Mattine in cui qualsiasi vestito va bene contrapposte ad altre nelle quali occorre riuscire a convincerla che quella felpa non è così brutta.
Ingressi al nido con un saluto di sfuggita correndo verso la stanza con i giochi e le amichette e altri nei quali ci vuole un abbraccio forte forte e due baci, uno grande e uno piccolo, per darle la forza di entrare.
Interpretare un suo “Sì” o “No” o un suo comportamento diventa come trovare un motivo a quel rumorino nel motore. Non si può spiegare.

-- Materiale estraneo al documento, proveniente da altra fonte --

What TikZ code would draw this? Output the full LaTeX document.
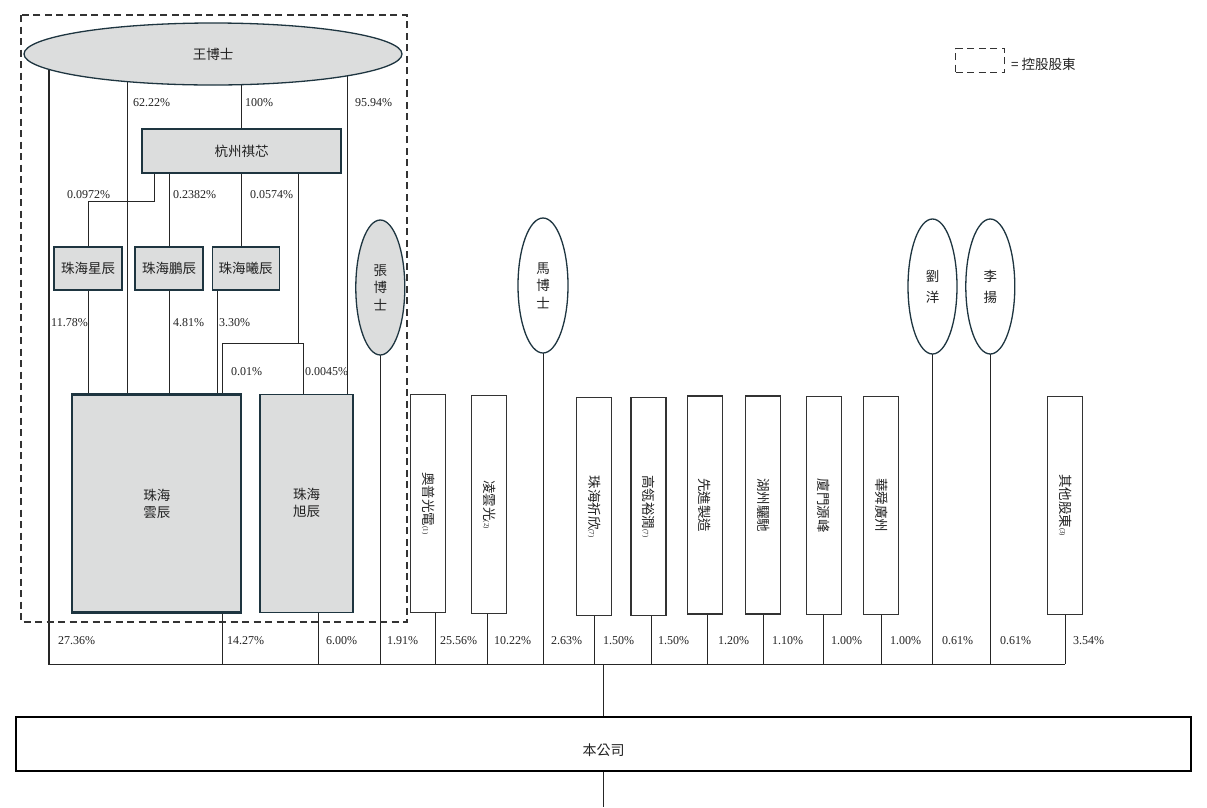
\documentclass[tikz,border=0pt]{standalone}
\usepackage{graphicx}
\usepackage{fontspec}
\setmainfont{Liberation Serif}
\newfontfamily\cjk{Noto Sans CJK TC}
\usetikzlibrary{shapes.geometric}
\pgfdeclarelayer{bg}
\pgfsetlayers{bg,main}
\definecolor{gfill}{HTML}{DCDDDD}
\definecolor{edgec}{HTML}{1E3540}
\definecolor{txt}{HTML}{222222}
\newcommand\myfn[1]{{\fontsize{7}{7}\selectfont\rmfamily #1}}
\tikzset{
  pct/.style={font=\fontsize{12}{14}\selectfont, text=txt, inner sep=0pt, anchor=west},
  cjkt/.style={font=\cjk\fontsize{13.5}{17.5}\selectfont, text=txt},
  gbox/.style={cjkt, draw=edgec, fill=gfill, line width=1.3pt, inner sep=0pt, align=center},
  vbox/.style={cjkt, draw=black!80, fill=white, line width=1.3pt, minimum width=35pt, minimum height=218pt, inner sep=0pt},
  pers/.style={cjkt, ellipse, draw=edgec, line width=1.3pt, inner sep=0pt, minimum width=49pt, minimum height=135pt, align=center},
  conn/.style={line width=0.9pt, draw=black!85},
  ctrl/.style={dash pattern=on 7pt off 4.5pt, line width=1.4pt, draw=black!80}
}
\begin{document}
\begin{tikzpicture}[x=1pt,y=-1pt]
\useasboundingbox (0,0) rectangle (1207,807);
% controlling shareholder group
\draw[ctrl] (21,15) rectangle (407,622);
% nodes
\node[pers, fill=gfill, minimum width=378pt, minimum height=62pt] (wang) at (213,54) {王博士};
\node[gbox, minimum width=199pt, minimum height=44pt] (hz) at (241.5,151) {杭州祺芯};
\node[gbox, minimum width=68pt, minimum height=43pt] (xc) at (88,268.5) {珠海星辰};
\node[gbox, minimum width=68pt, minimum height=43pt] (pc) at (169,268.5) {珠海鵬辰};
\node[gbox, minimum width=67pt, minimum height=43pt] (sc) at (245.7,268.5) {珠海曦辰};
\node[gbox, line width=2.3pt, minimum width=169pt, minimum height=218pt, font=\cjk\fontsize{13.5}{17}\selectfont] (yc) at (156.8,503.5) {珠海\\雲辰};
\node[gbox, minimum width=93pt, minimum height=218pt, font=\cjk\fontsize{13.5}{17}\selectfont] (xuc) at (306.5,503.3) {珠海\\旭辰};
\node[pers, fill=gfill] (zhang) at (380.3,287.5) {張\\博\\士};
\node[pers, fill=white, minimum width=50pt] (ma) at (543,285.5) {馬\\博\\士};
\node[pers, fill=white, font=\cjk\fontsize{13.5}{21}\selectfont] (liu) at (932.5,286.5) {劉\\洋};
\node[pers, fill=white, font=\cjk\fontsize{13.5}{21}\selectfont] (li) at (990.3,286.5) {李\\揚};
% tall boxes
\node[vbox] (aopu) at (428.3,503.3) {\rotatebox{-90}{奧普光電\myfn{(1)}}};
\node[vbox] (lingyun) at (489.2,504.5) {\rotatebox{-90}{凌雲光\myfn{(2)}}};
\node[vbox] (qixin) at (594.3,506.7) {\rotatebox{-90}{珠海祈欣\myfn{(7)}}};
\node[vbox] (gaoling) at (648.5,506.5) {\rotatebox{-90}{高瓴裕潤\myfn{(7)}}};
\node[vbox] (xianjin) at (704.8,505) {\rotatebox{-90}{先進製造}};
\node[vbox] (huzhou) at (763.3,505) {\rotatebox{-90}{湖州驪馳}};
\node[vbox] (xiamen) at (823.7,505.5) {\rotatebox{-90}{廈門源峰}};
\node[vbox] (huashun) at (881.2,505.2) {\rotatebox{-90}{華舜廣州}};
\node[vbox] (others) at (1065.3,505.2) {\rotatebox{-90}{其他股東\myfn{(3)}}};
% company
\node[draw=black, line width=1.5pt, minimum width=1175pt, minimum height=54pt, inner sep=0pt] (company) at (603.5,744) {};
\node[cjkt, font=\cjk\fontsize{14}{14}\selectfont, inner sep=0pt] (companyt) at (603.5,750) {本公司};
% legend
\node[draw, ctrl, minimum width=49pt, minimum height=24pt, inner sep=0pt] (leg) at (980.2,60.5) {};
\node[cjkt, anchor=west, inner sep=0pt] (legt) at (1011,64) {= 控股股東};
% coordinates
\coordinate (busL) at (49,664.3);
\coordinate (busR) at (1065.3,664.3);
\coordinate (x128) at (127.7,0);
\coordinate (x347) at (347,0);
\coordinate (x154) at (154,0);
\coordinate (x217) at (217,0);
\coordinate (x222) at (222,0);
\coordinate (j298) at (298,343);
\coordinate (x303) at (303,0);
\coordinate (x319) at (318.7,0);
\coordinate (x435) at (435,0);
\coordinate (x487) at (487.3,0);
\coordinate (x651) at (651,0);
\coordinate (x707) at (707.3,0);
\coordinate (bottomend) at (0,807);
\begin{pgfonlayer}{bg}
\draw[conn, line width=1.2pt] (busL |- wang.center) -- (busL) -- (busR);
\draw[conn] (x128 |- wang.center) -- (x128 |- yc.north);
\draw[conn] (hz.north |- wang.center) -- (hz.north);
\draw[conn] (x347 |- wang.center) -- (x347 |- xuc.north);
\draw[conn] (x154 |- hz.south) -- ++(0,28) -| (xc.north);
\draw[conn] (pc.north |- hz.south) -- (pc.north);
\draw[conn] (hz.south) -- (hz.south |- sc.north);
\draw[conn] (j298 |- hz.south) -- (j298);
\draw[conn] (x222 |- yc.north) -- (x222 |- j298) -- (x303 |- j298) -- (x303 |- xuc.north);
\draw[conn] (xc.south) -- (xc.south |- yc.north);
\draw[conn] (pc.south) -- (pc.south |- yc.north);
\draw[conn] (x217 |- sc.south) -- (x217 |- yc.north);
\draw[conn] (x222 |- yc.south) -- (x222 |- busL);
\draw[conn] (x319 |- xuc.south) -- (x319 |- busL);
\draw[conn] (zhang.center) -- (zhang.center |- busL);
\draw[conn] (ma.center) -- (ma.center |- busL);
\draw[conn] (liu.center) -- (liu.center |- busL);
\draw[conn] (li.center) -- (li.center |- busL);
\draw[conn] (x435 |- aopu.south) -- (x435 |- busL);
\draw[conn] (x487 |- lingyun.south) -- (x487 |- busL);
\draw[conn] (qixin.south) -- (qixin.south |- busL);
\draw[conn] (x651 |- gaoling.south) -- (x651 |- busL);
\draw[conn] (x707 |- xianjin.south) -- (x707 |- busL);
\draw[conn] (huzhou.south) -- (huzhou.south |- busL);
\draw[conn] (xiamen.south) -- (xiamen.south |- busL);
\draw[conn] (huashun.south) -- (huashun.south |- busL);
\draw[conn] (others.south) -- (others.south |- busR);
\draw[conn] (company.north |- busL) -- (company.north);
\draw[conn] (company.south) -- (company.south |- bottomend);
\end{pgfonlayer}
% percentages
\node[pct] (p1) at (133,103) {62.22\%};
\node[pct] (p2) at (245,103) {100\%};
\node[pct] (p3) at (355,103) {95.94\%};
\node[pct] (p4) at (67,195) {0.0972\%};
\node[pct] (p5) at (173,195) {0.2382\%};
\node[pct] (p6) at (250,195) {0.0574\%};
\node[pct] (p7) at (51,323) {11.78\%};
\node[pct] (p8) at (173,323) {4.81\%};
\node[pct] (p9) at (219,323) {3.30\%};
\node[pct] (p10) at (231,372) {0.01\%};
\node[pct] (p11) at (305,372) {0.0045\%};
\node[pct] (b1) at (58,641) {27.36\%};
\node[pct] (b2) at (227,641) {14.27\%};
\node[pct] (b3) at (326,641) {6.00\%};
\node[pct] (b4) at (387,641) {1.91\%};
\node[pct] (b5) at (440,641) {25.56\%};
\node[pct] (b6) at (494,641) {10.22\%};
\node[pct] (b7) at (551,641) {2.63\%};
\node[pct] (b8) at (603,641) {1.50\%};
\node[pct] (b9) at (658,641) {1.50\%};
\node[pct] (b10) at (718,641) {1.20\%};
\node[pct] (b11) at (772,641) {1.10\%};
\node[pct] (b12) at (831,641) {1.00\%};
\node[pct] (b13) at (890,641) {1.00\%};
\node[pct] (b14) at (942,641) {0.61\%};
\node[pct] (b15) at (1000,641) {0.61\%};
\node[pct] (b16) at (1073,641) {3.54\%};
\end{tikzpicture}
\end{document}
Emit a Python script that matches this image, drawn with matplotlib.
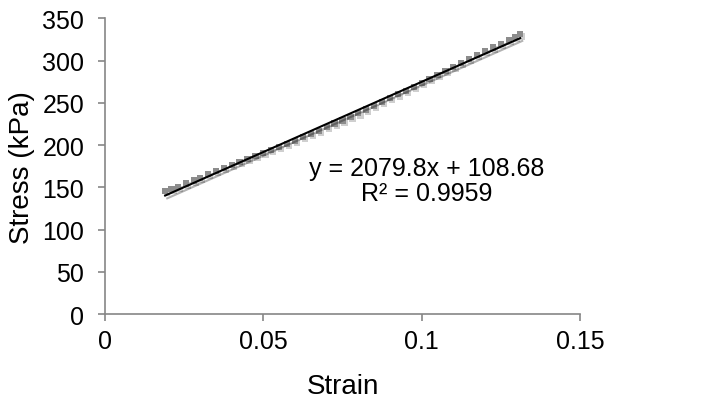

Solo conoscendola e vivendoci insieme si riesce a trovare al volo la scelta che rappresenta una delle soluzione che permette di ripartire. Perché non c’è “la soluzione”, non c’è “il modo”. C’è una o più soluzioni che vanno bene per lei e per quel momento ma che non è possibile definire a priori.

Ho cercato e ricercato dal ritorno dall’ospedale ma non c’erano libretti di istruzioni per il modello che avevo, particolare e unico come ogni bambino. Non avrebbe neanche senso mettersi a scriverlo. Sarebbe solo tempo perso.